◆ Task to complete ◆
Only the lines from the start of the data to the line containing "(new body) at", both included, should be output, exactly and without pictures.

[begin Recorded data]

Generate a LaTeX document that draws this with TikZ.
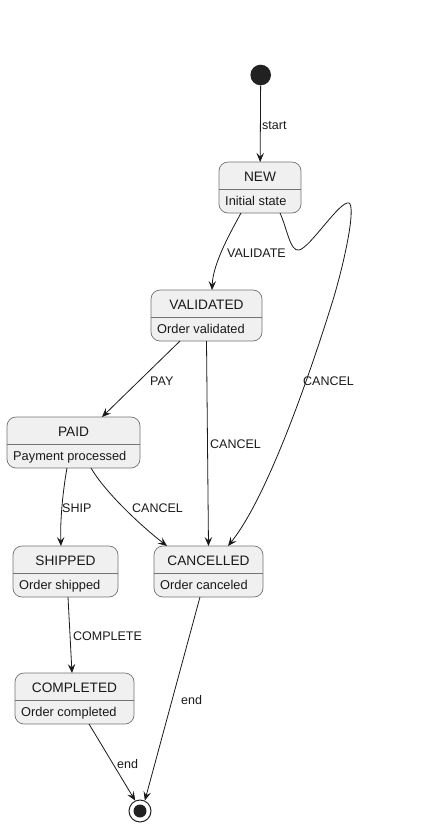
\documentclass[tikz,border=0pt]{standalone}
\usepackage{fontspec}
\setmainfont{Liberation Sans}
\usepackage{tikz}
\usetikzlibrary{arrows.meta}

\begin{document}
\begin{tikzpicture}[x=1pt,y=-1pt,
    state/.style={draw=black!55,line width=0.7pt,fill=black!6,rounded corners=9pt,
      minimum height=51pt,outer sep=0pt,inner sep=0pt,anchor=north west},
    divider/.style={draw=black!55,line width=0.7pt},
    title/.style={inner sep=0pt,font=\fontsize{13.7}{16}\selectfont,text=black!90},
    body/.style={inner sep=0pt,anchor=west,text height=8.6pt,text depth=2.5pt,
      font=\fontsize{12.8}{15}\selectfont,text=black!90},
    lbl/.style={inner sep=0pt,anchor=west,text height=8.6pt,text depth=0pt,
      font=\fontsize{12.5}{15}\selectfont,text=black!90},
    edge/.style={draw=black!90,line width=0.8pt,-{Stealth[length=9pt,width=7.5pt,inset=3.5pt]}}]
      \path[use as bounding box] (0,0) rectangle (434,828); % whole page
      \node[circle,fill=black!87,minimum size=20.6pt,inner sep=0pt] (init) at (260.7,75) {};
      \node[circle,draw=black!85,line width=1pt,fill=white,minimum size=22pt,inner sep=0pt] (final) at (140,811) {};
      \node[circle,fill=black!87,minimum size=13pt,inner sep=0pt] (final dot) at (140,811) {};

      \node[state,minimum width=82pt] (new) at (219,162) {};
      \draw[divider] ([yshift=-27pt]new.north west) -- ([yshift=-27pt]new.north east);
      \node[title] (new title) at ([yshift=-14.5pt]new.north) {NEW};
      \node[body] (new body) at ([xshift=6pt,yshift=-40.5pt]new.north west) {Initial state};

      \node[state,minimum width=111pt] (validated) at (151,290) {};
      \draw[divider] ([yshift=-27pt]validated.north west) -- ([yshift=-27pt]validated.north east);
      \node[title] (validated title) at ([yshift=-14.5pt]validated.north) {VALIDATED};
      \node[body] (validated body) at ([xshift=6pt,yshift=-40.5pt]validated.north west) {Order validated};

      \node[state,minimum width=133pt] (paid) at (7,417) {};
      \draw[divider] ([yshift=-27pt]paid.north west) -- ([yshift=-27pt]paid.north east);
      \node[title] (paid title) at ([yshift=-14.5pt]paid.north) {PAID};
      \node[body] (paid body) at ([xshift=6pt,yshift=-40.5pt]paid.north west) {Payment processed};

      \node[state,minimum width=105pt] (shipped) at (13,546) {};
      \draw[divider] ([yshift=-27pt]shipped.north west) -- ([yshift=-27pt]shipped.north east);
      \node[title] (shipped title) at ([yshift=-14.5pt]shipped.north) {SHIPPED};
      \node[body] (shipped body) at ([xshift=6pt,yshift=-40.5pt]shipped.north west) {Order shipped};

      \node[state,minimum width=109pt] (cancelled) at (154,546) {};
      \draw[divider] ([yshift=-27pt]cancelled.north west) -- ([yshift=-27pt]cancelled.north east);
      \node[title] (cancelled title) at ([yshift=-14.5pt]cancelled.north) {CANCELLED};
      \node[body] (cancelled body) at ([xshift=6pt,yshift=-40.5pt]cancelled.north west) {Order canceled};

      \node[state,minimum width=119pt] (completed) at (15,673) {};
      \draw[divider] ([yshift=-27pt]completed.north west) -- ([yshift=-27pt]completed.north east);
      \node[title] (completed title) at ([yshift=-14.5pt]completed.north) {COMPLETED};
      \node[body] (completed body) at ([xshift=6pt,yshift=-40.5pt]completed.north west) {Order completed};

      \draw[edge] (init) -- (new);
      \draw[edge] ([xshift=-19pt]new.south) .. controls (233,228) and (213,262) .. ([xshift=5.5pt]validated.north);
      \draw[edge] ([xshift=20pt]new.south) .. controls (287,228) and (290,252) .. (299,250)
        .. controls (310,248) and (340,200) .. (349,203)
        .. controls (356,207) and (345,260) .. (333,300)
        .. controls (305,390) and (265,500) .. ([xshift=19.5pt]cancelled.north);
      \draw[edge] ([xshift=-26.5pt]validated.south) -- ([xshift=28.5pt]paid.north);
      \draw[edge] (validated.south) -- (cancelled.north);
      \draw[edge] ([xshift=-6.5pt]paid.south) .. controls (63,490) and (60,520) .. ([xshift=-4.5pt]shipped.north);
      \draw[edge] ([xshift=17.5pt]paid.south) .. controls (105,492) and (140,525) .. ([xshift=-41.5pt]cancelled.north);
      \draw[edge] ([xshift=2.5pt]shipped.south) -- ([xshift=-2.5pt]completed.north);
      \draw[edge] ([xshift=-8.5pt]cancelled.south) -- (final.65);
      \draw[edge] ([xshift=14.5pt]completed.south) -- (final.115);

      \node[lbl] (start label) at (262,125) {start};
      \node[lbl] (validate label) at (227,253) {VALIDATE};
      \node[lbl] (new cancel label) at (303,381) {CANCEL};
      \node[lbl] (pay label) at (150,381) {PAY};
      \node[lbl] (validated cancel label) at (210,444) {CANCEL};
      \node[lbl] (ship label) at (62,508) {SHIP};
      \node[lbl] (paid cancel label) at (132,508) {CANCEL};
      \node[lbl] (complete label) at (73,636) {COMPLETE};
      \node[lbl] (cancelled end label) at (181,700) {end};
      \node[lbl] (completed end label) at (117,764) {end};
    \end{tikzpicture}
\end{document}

[end Recorded data]

◆ Worked answer ◆
Generate a LaTeX document that draws this with TikZ.
\documentclass[tikz,border=0pt]{standalone}
\usepackage{fontspec}
\setmainfont{Liberation Sans}
\usepackage{tikz}
\usetikzlibrary{arrows.meta}

\begin{document}
\begin{tikzpicture}[x=1pt,y=-1pt,
    state/.style={draw=black!55,line width=0.7pt,fill=black!6,rounded corners=9pt,
      minimum height=51pt,outer sep=0pt,inner sep=0pt,anchor=north west},
    divider/.style={draw=black!55,line width=0.7pt},
    title/.style={inner sep=0pt,font=\fontsize{13.7}{16}\selectfont,text=black!90},
    body/.style={inner sep=0pt,anchor=west,text height=8.6pt,text depth=2.5pt,
      font=\fontsize{12.8}{15}\selectfont,text=black!90},
    lbl/.style={inner sep=0pt,anchor=west,text height=8.6pt,text depth=0pt,
      font=\fontsize{12.5}{15}\selectfont,text=black!90},
    edge/.style={draw=black!90,line width=0.8pt,-{Stealth[length=9pt,width=7.5pt,inset=3.5pt]}}]
      \path[use as bounding box] (0,0) rectangle (434,828); % whole page
      \node[circle,fill=black!87,minimum size=20.6pt,inner sep=0pt] (init) at (260.7,75) {};
      \node[circle,draw=black!85,line width=1pt,fill=white,minimum size=22pt,inner sep=0pt] (final) at (140,811) {};
      \node[circle,fill=black!87,minimum size=13pt,inner sep=0pt] (final dot) at (140,811) {};

      \node[state,minimum width=82pt] (new) at (219,162) {};
      \draw[divider] ([yshift=-27pt]new.north west) -- ([yshift=-27pt]new.north east);
      \node[title] (new title) at ([yshift=-14.5pt]new.north) {NEW};
      \node[body] (new body) at ([xshift=6pt,yshift=-40.5pt]new.north west) {Initial state};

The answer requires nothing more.